The invention can be applied to sweet foods, such as chocolate, caramel, and baked confectionery, as well as savoury items including potato and cereal based crisp products, and seasonings.
According to Mondelēz’s patent application, the secret ingredient behind the invention is calcium salt.
Altered perception
Rather than improve the taste of a particular food product, Mondelēz claims the addition of calcium salt particles – with a median particle diameter of at least five micrometres (μm) and less than 100 μm – alters the taste perception of its ingredients.
The invention’s main objective is to “provide a food product having an improved taste” to overcome disadvantages in manufacturing, such as the conching process in chocolate making, explained the multinational.
Conching heats, breaks down and refines the particular matter of cocoa to improve the smoothness and taste of the chocolate. The standard rule in chocolate making is that the longer the conching period, the better the taste of the chocolate product. However, conching chocolate for a long time slows down the chocolate making process, and consequently increase cost of production.
Chocolate makers have attempted to speed up this process by conching at higher temperatures, however this can impart undesirable cooked or burnt flavours.
According to Mondelēz, additive compounds can ‘import’ additional flavour or alter perception of the flavour or compounds in chocolate, “however some additive compounds have an undesirable texture and may for example impart a powdery feel in the mouth of the consumer”.
The R&D team found, however, that their invention did not affect the texture of the food product for consumers, and the calcium salt was “undetectable as particles in the mouth”.
Reformulation benefits
Calcium salt particles can enhance one or more of a wide range of flavours that may be present in the finished product, such as salty, tangy, spicy, herby, gingery, sweet, acidic, rich, cocoa, nutty, bitter, minty, vanilla, earthy, mushroom, umami, sour, fruity, smoky, savoury, caramel, and buttery.

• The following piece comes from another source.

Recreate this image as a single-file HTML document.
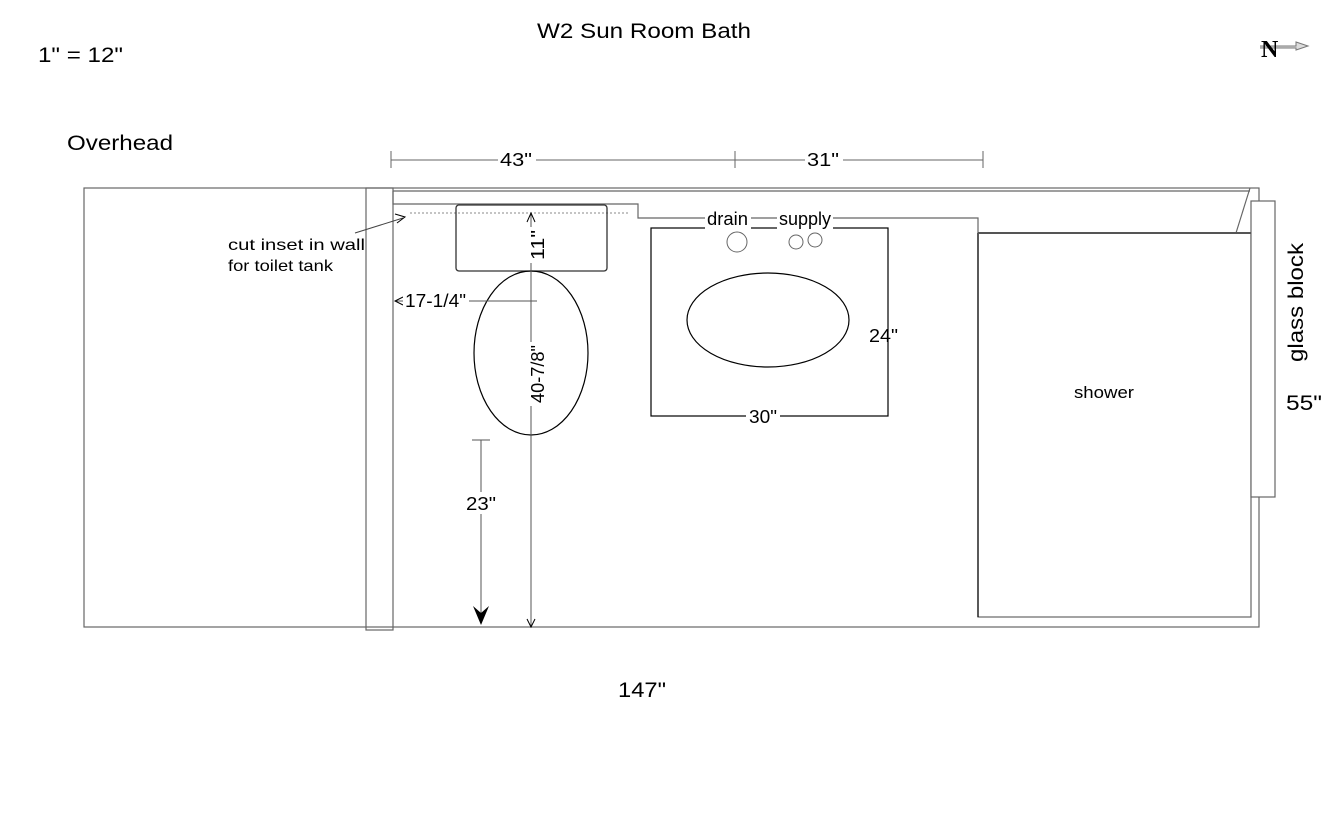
<!DOCTYPE html>
<html><head><meta charset="utf-8"><style>
html,body{margin:0;padding:0;background:#fff;}
svg{display:block;}
text{font-family:"Liberation Sans",Arial,sans-serif;fill:#000;}
</style></head><body>
<svg width="1344" height="816" viewBox="0 0 1344 816" xmlns="http://www.w3.org/2000/svg">
<text x="537" y="38" font-size="21" textLength="214" lengthAdjust="spacingAndGlyphs">W2 Sun Room Bath</text>
<text x="38" y="62" font-size="21" textLength="85" lengthAdjust="spacingAndGlyphs">1" = 12"</text>
<text x="67" y="150" font-size="21" textLength="106" lengthAdjust="spacingAndGlyphs">Overhead</text>
<!-- north -->
<g transform="translate(1258,34)">
<path d="M2 12 L38 12 L38 8 L50 12 L38 16 L38 14 L2 14" fill="#ddd" stroke="#777" stroke-width="1"/>
<text x="3" y="23" font-size="24" font-weight="bold" fill="#555" style="font-family:'Liberation Serif',serif">N</text>
</g>
<!-- top dims -->
<g stroke="#666" stroke-width="1">
<line x1="391" y1="160" x2="983" y2="160"/>
<line x1="391" y1="151" x2="391" y2="168"/>
<line x1="735" y1="151" x2="735" y2="168"/>
<line x1="983" y1="151" x2="983" y2="168"/>
</g>
<rect x="498" y="150" width="38" height="20" fill="#fff"/>
<text x="500" y="166" font-size="18" textLength="32" lengthAdjust="spacingAndGlyphs">43"</text>
<rect x="805" y="150" width="38" height="20" fill="#fff"/>
<text x="807" y="166" font-size="18" textLength="32" lengthAdjust="spacingAndGlyphs">31"</text>
<!-- outer room -->
<g fill="none" stroke="#666" stroke-width="1.2">
<rect x="84" y="188" width="1175" height="439"/>
<rect x="366" y="188" width="27" height="442"/>
<path d="M393 191 L1250 191"/>
<path d="M393 191 L393 204 L638 204 L638 218 L978 218 L978 233"/>
<path d="M1250 188 L1236 233"/>
<rect x="978" y="233" width="273" height="384"/>
<rect x="1251" y="201" width="24" height="296" fill="#fff"/>
</g>
<line x1="978" y1="233" x2="978" y2="617" stroke="#000" stroke-width="1.2"/>
<line x1="978" y1="233" x2="1251" y2="233" stroke="#555" stroke-width="2"/>
<!-- dotted inset -->
<line x1="410" y1="213" x2="628" y2="213" stroke="#888" stroke-width="1" stroke-dasharray="2,2"/>
<!-- leader -->
<line x1="355" y1="233" x2="403" y2="218" stroke="#444" stroke-width="1"/>
<path d="M395 214 L405 217 L397 223" fill="none" stroke="#000" stroke-width="1"/>
<text x="228" y="250" font-size="16" textLength="137" lengthAdjust="spacingAndGlyphs">cut inset in wall</text>
<text x="228" y="271" font-size="16" textLength="105" lengthAdjust="spacingAndGlyphs">for toilet tank</text>
<!-- toilet -->
<rect x="456" y="205" width="151" height="66" rx="3" fill="none" stroke="#333" stroke-width="1.3"/>
<ellipse cx="531" cy="353" rx="57" ry="82" fill="none" stroke="#000" stroke-width="1.2"/>
<line x1="531" y1="213" x2="531" y2="627" stroke="#555" stroke-width="1"/>
<path d="M527 222 L531 213 L535 222" fill="none" stroke="#000" stroke-width="1"/>
<path d="M527 619 L531 627 L535 619" fill="none" stroke="#000" stroke-width="1"/>
<rect x="522" y="227" width="18" height="36" fill="#fff"/>
<text transform="translate(544,260) rotate(-90)" font-size="18" textLength="30" lengthAdjust="spacingAndGlyphs">11"</text>
<rect x="522" y="342" width="18" height="64" fill="#fff"/>
<text transform="translate(544,403) rotate(-90)" font-size="18" textLength="58" lengthAdjust="spacingAndGlyphs">40-7/8"</text>
<line x1="395" y1="301" x2="537" y2="301" stroke="#555" stroke-width="1"/>
<path d="M403 297 L395 301 L403 305" fill="none" stroke="#000" stroke-width="1"/>
<rect x="403" y="292" width="66" height="18" fill="#fff"/>
<text x="405" y="307" font-size="18" textLength="61" lengthAdjust="spacingAndGlyphs">17-1/4"</text>
<!-- 23 -->
<line x1="481" y1="440" x2="481" y2="622" stroke="#555" stroke-width="1"/>
<line x1="472" y1="440" x2="490" y2="440" stroke="#555" stroke-width="1"/>
<path d="M473 606 L481 625 L489 606 L481 613 Z" fill="#000"/>
<rect x="464" y="492" width="34" height="22" fill="#fff"/>
<text x="466" y="510" font-size="18" textLength="30" lengthAdjust="spacingAndGlyphs">23"</text>
<!-- sink -->
<rect x="651" y="228" width="237" height="188" fill="none" stroke="#000" stroke-width="1.2"/>
<ellipse cx="768" cy="320" rx="81" ry="47" fill="none" stroke="#000" stroke-width="1.2"/>
<circle cx="737" cy="242" r="10" fill="none" stroke="#666" stroke-width="1"/>
<circle cx="796" cy="242" r="7" fill="none" stroke="#666" stroke-width="1"/>
<circle cx="815" cy="240" r="7" fill="none" stroke="#666" stroke-width="1"/>
<rect x="705" y="210" width="46" height="20" fill="#fff"/>
<text x="707" y="225" font-size="18" textLength="41" lengthAdjust="spacingAndGlyphs">drain</text>
<rect x="777" y="210" width="56" height="22" fill="#fff"/>
<text x="779" y="225" font-size="18" textLength="52" lengthAdjust="spacingAndGlyphs">supply</text>
<rect x="746" y="407" width="34" height="18" fill="#fff"/>
<text x="749" y="423" font-size="18" textLength="28" lengthAdjust="spacingAndGlyphs">30"</text>
<text x="869" y="342" font-size="18" textLength="29" lengthAdjust="spacingAndGlyphs">24"</text>
<text x="1074" y="398" font-size="17" textLength="60" lengthAdjust="spacingAndGlyphs">shower</text>
<text transform="translate(1303,362) rotate(-90)" font-size="21" textLength="119" lengthAdjust="spacingAndGlyphs">glass block</text>
<text x="1286" y="410" font-size="21" textLength="36" lengthAdjust="spacingAndGlyphs">55"</text>
<text x="618" y="697" font-size="21" textLength="48" lengthAdjust="spacingAndGlyphs">147"</text>
</svg>
</body></html>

By enhancing these flavours, Mondelēz suggested the invention could help save on ingredients costs – particularly on those that are “expensive and/or difficult to handle or mix”.
Reformulation benefits also include the potential to enhance the flavour of ‘reduced salt’ offerings. Low salt products, containing calcium salt, “has a similar taste to a comparable conventional food product”, stated the multinational.
The same can be said of ‘reduced monosodium glutamate (MSG)’ food products, Mondelēz continued. “The inventors have found that by adding a calcium salt…the flavour of the food product is further enhanced and therefore MSG needs to be added to the food product in order to obtain a similar taste to the comparable conventional food product.”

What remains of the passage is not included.